TULSA - A restaurant called The Italian Inn closed in 1992 after 50 years in business in Tulsa.
Later, the restaurant's owner, Betty Funston Collins, revealed her secret cheese dip recipe in a cookbook. It could also be found in an article in the Tulsa World. After that article, LaDonna Cullinan, the owner of LaDonna's Fancy Foods, started getting a lot of requests to sell the type of cheese that makes up the basis of the dip.
This special cheese is Wisconsin cold pack cheddar cheese.
"The one thing everyone missed was their cheese dip," Cullinan said.
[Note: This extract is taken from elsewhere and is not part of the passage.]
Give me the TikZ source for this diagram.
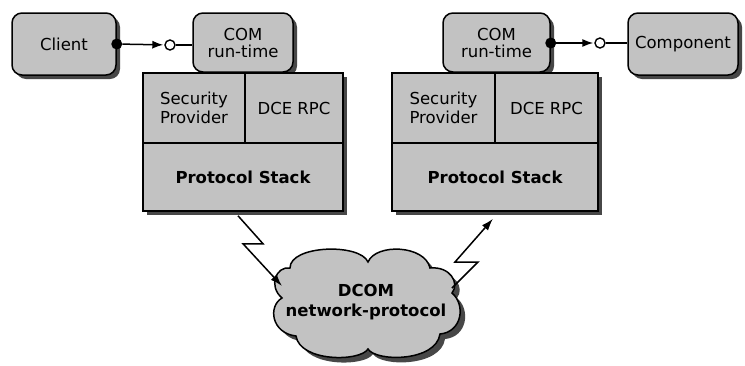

Cullinan primarily sells imported cheeses (thus, "fancy" foods), so she didn't like the idea of offering a processed Wisconsin cheese. However, she was willing to make the recipe and package it to sell, so she did that instead.
Today, the not-so-fancy cheese is one of her biggest sellers. "We sell tons of it, everybody wants it," Cullinan said.
If you want to enjoy the cheesy goodness Tulsans have enjoyed for more than 70 years, you can pick some up at LaDonna's or you can make it yourself.
Here is the cheese dip recipe:
24 oz. Wisconsin cold pack cheddar cheese
1/2 cup mayonnaise (LaDonna uses mayo; the original recipe calls for Miracle Whip)
1 Tbsp. garlic powder
1 Tbsp. Worcestershire sauce
1 teaspoon Tabasco sauce
Let cheese soften and mix until smooth. Serves 8 to 10.